Before investing in or becoming associated with any outside venture, it is critical to proactively identify and limit risks

If you are thinking of investing in a secondary business venture, you should consider the potential impact it will have on you and on your medical license and practice. Before investing in or becoming associated with any outside venture, it is critical to proactively identify and limit risks and to insulate your personal assets and your medical practice. Here are four strategies to consider to help protect yourself and your livelihood.

Corporate structure

When establishing a new business or investing in one, it is important to utilize a corporate form as the business entity.

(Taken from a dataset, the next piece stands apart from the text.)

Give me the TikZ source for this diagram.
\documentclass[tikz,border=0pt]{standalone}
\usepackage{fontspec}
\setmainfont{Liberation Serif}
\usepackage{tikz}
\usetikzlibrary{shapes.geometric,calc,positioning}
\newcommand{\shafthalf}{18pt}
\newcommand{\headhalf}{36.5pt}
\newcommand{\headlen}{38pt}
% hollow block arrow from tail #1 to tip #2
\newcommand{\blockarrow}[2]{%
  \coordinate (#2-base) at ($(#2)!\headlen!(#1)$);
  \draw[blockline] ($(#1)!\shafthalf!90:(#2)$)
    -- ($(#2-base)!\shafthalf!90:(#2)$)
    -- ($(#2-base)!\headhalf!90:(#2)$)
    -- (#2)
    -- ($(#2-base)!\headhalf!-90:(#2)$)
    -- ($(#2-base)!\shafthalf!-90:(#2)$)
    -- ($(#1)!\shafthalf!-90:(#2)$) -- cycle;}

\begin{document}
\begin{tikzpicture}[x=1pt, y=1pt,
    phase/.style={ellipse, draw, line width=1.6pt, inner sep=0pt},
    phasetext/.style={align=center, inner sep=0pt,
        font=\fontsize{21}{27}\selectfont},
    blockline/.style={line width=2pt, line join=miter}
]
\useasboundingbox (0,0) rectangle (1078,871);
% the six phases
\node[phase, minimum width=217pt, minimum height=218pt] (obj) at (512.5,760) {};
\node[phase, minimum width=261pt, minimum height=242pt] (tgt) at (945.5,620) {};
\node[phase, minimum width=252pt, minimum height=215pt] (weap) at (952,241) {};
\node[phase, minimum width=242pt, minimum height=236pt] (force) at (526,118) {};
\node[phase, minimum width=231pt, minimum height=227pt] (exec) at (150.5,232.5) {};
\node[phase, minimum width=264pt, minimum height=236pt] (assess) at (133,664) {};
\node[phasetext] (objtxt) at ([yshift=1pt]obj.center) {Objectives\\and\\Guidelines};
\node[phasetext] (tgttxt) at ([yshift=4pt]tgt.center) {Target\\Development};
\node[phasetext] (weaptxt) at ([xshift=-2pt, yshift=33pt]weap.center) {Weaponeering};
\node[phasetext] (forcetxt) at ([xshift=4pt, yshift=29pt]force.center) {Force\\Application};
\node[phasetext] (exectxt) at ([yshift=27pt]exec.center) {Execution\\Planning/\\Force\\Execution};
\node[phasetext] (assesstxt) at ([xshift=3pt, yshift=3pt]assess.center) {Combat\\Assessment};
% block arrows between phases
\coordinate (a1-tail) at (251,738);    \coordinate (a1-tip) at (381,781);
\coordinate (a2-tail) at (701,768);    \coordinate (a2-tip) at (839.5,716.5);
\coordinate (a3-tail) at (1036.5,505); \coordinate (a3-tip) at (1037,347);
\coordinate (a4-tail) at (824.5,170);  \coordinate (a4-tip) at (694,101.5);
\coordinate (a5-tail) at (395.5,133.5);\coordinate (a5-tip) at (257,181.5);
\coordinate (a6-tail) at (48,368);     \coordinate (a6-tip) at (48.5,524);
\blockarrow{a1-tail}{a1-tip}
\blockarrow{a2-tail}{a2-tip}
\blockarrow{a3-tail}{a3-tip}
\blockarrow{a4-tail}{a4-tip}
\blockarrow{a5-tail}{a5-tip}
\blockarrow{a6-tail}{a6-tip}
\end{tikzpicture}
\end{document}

Corporate forms (e.g. corporations and limited liability companies) can provide adequate protection for you, your medical practice and your personal wealth from business liabilities. While each entity has its own advantages and disadvantages (e.g. administration and corporate governance, flexibility in structure, taxes, etc.), in most situations, both business entities are treated as separate from its owners, and only the company itself will be held responsible for its actions. That protection is often referred to as the “corporate veil.” The protection of the corporate veil is not, however, absolute. Under certain circumstances, the corporate veil can be pierced and you may be held responsible for the business’ actions and any related obligations.

Insurance

You should obtain liability insurance to protect yourself. Your insurance policy will be your first line of defense from people who may look to you personally to satisfy a claim. If you are a director on a board, you should make sure that the company has secured director’s and officer’s liability insurance that will protect your personal assets in a suit against the company. Additionally, structuring contracts with protection provisions can limit your exposure to liabilities (e.g. force majeure, indemnification, limiting representations and warranties, and accurately stating the scope of services.)

 

Personal and corporate guarantees

You should avoid signing personal or corporate guarantees and seek out alternative financing methods where possible. In short, personal guarantees expose you and your personal assets (e.g. your home) and corporate guarantees expose your primary business (e.g. your practice). There is no liability protection if you default on a personal or corporate guarantee, and lenders and creditors can pursue and seize personal and/or corporate assets to satisfy the outstanding debt as well as default interest, legal costs and other fees. 

 

Due diligence

Research your potential partners, their businesses and/or the company in which you will be investing and walk away if you sense any impropriety. If the individual/company is being investigated or prosecuted for any reason, your mere association may tarnish your reputation and negatively impact your practice, or involve you in unwarranted investigations. The corporate veil protection does not apply to fraudulent behavior.